Exercise ▸
Starting at the line that contains "Write the Apache ECharts code for this chart." and stopping at the line that contains "const FONT = 'Inter, Roboto, sans-serif';", transcribe every line of the material below exactly; pictures stay out.

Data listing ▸
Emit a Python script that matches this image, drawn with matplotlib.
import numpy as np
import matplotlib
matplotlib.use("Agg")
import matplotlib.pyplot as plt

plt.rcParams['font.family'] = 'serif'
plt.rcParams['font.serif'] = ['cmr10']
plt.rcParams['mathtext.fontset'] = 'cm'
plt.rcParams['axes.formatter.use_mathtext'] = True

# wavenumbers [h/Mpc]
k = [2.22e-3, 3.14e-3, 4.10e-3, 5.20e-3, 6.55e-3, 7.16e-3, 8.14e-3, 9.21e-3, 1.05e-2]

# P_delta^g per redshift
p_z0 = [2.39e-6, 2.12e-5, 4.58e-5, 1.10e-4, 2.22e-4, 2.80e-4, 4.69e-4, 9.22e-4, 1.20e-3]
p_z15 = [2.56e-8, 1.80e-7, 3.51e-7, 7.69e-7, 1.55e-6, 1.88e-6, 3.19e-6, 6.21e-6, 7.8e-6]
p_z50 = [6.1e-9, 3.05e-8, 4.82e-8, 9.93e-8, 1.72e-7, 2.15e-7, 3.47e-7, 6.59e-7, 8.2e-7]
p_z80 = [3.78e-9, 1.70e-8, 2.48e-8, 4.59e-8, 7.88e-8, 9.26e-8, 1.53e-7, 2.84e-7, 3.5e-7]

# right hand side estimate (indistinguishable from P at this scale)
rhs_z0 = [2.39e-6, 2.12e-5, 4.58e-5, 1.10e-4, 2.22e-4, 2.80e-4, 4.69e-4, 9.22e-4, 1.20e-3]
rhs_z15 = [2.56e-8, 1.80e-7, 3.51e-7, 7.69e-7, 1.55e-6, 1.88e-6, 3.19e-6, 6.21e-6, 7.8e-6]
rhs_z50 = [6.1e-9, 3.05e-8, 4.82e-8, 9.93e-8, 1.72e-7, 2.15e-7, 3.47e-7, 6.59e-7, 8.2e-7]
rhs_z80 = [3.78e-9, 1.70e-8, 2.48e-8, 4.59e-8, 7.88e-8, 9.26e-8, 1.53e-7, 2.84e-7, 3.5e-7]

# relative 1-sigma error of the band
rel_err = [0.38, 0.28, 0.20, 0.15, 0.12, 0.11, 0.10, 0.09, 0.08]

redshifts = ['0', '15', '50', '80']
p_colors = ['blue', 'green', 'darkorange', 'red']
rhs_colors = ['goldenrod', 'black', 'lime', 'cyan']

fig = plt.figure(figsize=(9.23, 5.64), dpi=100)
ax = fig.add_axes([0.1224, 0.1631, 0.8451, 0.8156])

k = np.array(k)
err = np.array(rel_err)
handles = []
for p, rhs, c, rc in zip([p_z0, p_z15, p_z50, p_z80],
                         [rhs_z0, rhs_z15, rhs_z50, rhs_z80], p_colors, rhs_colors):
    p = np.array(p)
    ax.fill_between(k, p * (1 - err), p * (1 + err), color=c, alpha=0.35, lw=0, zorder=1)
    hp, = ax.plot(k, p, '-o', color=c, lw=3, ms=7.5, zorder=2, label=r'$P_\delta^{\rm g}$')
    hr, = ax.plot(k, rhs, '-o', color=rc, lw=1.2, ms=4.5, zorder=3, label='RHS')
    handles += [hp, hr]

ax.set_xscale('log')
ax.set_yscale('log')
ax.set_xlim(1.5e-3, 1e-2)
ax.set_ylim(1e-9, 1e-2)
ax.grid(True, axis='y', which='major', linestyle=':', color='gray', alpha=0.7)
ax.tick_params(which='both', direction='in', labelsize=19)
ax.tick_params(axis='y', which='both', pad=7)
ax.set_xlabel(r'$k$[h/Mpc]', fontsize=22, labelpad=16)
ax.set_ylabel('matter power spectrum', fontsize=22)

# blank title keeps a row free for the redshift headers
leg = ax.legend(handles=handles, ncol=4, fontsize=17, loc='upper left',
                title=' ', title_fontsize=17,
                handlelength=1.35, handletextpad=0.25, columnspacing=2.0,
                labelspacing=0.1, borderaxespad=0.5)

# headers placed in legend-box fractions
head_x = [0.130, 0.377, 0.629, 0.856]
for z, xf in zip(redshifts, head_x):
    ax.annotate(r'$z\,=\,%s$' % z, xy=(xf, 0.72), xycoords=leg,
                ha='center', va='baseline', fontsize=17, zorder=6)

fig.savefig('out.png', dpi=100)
...
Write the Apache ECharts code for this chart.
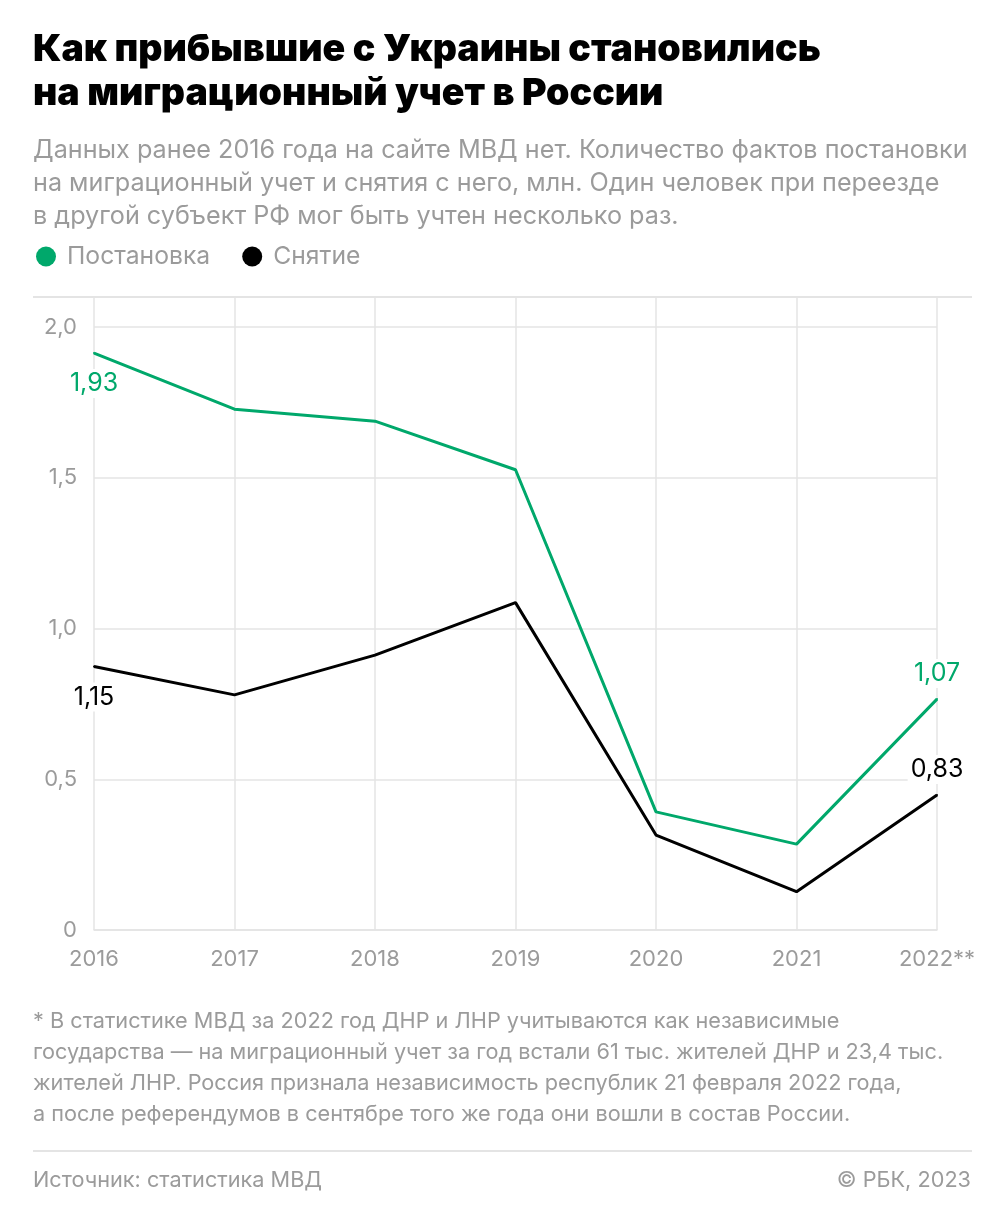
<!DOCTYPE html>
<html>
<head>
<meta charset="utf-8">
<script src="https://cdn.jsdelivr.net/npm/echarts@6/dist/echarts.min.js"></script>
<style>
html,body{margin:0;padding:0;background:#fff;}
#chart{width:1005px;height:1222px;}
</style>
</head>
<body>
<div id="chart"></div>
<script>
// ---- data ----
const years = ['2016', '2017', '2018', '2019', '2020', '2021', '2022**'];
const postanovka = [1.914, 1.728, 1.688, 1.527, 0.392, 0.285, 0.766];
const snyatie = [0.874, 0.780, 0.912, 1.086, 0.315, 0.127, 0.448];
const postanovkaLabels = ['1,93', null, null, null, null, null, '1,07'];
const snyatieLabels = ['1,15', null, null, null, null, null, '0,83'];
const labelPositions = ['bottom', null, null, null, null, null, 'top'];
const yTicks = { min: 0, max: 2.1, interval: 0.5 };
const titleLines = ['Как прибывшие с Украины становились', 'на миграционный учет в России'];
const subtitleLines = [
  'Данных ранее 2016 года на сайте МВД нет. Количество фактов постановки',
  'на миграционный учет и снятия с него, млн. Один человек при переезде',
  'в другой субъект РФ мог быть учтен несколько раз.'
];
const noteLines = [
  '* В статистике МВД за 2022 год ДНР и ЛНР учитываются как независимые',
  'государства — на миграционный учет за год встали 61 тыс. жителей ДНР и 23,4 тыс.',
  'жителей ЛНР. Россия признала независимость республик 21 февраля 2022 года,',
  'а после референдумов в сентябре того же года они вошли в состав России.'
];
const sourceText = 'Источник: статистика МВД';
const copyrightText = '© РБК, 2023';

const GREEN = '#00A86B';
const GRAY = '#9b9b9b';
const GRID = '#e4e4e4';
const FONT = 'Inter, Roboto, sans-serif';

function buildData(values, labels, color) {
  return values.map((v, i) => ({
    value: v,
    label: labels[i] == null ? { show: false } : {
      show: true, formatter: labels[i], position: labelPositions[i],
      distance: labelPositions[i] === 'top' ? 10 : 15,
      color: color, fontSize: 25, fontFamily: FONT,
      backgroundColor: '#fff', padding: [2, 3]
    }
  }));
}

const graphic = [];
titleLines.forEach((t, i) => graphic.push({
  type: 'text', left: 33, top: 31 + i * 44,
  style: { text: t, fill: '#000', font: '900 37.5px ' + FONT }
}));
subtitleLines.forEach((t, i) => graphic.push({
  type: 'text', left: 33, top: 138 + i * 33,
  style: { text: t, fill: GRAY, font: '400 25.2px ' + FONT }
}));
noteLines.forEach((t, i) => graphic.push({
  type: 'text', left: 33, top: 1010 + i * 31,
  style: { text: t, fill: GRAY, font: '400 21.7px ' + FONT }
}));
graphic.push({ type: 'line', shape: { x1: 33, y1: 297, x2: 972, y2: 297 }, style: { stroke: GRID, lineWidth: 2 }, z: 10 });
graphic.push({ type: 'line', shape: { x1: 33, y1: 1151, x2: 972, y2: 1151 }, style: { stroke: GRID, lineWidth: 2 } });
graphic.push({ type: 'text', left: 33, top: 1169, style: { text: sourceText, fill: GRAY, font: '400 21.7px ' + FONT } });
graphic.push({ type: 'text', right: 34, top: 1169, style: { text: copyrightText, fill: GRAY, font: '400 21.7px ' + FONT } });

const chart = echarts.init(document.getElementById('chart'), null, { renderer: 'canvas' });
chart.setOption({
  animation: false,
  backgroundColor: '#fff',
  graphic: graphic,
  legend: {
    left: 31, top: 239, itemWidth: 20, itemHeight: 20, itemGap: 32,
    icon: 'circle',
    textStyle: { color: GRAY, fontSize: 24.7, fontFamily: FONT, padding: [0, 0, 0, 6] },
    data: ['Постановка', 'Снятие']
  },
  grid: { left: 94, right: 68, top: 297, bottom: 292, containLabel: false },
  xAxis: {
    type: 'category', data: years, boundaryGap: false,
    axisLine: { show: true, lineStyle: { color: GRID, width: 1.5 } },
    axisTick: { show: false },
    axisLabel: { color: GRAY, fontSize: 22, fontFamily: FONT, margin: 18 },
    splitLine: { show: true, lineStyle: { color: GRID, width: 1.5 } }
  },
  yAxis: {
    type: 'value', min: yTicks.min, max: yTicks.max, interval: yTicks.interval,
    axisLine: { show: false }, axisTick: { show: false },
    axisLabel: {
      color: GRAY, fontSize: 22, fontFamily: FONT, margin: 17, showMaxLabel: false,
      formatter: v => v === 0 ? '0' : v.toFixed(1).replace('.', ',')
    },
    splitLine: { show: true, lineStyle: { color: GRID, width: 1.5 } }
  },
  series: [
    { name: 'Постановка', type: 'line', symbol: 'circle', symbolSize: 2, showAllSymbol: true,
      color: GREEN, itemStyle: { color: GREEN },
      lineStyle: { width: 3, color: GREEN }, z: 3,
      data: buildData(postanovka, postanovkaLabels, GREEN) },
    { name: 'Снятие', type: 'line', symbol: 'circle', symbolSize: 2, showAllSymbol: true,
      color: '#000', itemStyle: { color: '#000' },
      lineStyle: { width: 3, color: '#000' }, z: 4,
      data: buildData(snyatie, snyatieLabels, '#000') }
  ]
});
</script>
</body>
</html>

Solution below ▸
Write the Apache ECharts code for this chart.
<!DOCTYPE html>
<html>
<head>
<meta charset="utf-8">
<script src="https://cdn.jsdelivr.net/npm/echarts@6/dist/echarts.min.js"></script>
<style>
html,body{margin:0;padding:0;background:#fff;}
#chart{width:1005px;height:1222px;}
</style>
</head>
<body>
<div id="chart"></div>
<script>
// ---- data ----
const years = ['2016', '2017', '2018', '2019', '2020', '2021', '2022**'];
const postanovka = [1.914, 1.728, 1.688, 1.527, 0.392, 0.285, 0.766];
const snyatie = [0.874, 0.780, 0.912, 1.086, 0.315, 0.127, 0.448];
const postanovkaLabels = ['1,93', null, null, null, null, null, '1,07'];
const snyatieLabels = ['1,15', null, null, null, null, null, '0,83'];
const labelPositions = ['bottom', null, null, null, null, null, 'top'];
const yTicks = { min: 0, max: 2.1, interval: 0.5 };
const titleLines = ['Как прибывшие с Украины становились', 'на миграционный учет в России'];
const subtitleLines = [
  'Данных ранее 2016 года на сайте МВД нет. Количество фактов постановки',
  'на миграционный учет и снятия с него, млн. Один человек при переезде',
  'в другой субъект РФ мог быть учтен несколько раз.'
];
const noteLines = [
  '* В статистике МВД за 2022 год ДНР и ЛНР учитываются как независимые',
  'государства — на миграционный учет за год встали 61 тыс. жителей ДНР и 23,4 тыс.',
  'жителей ЛНР. Россия признала независимость республик 21 февраля 2022 года,',
  'а после референдумов в сентябре того же года они вошли в состав России.'
];
const sourceText = 'Источник: статистика МВД';
const copyrightText = '© РБК, 2023';

const GREEN = '#00A86B';
const GRAY = '#9b9b9b';
const GRID = '#e4e4e4';
const FONT = 'Inter, Roboto, sans-serif';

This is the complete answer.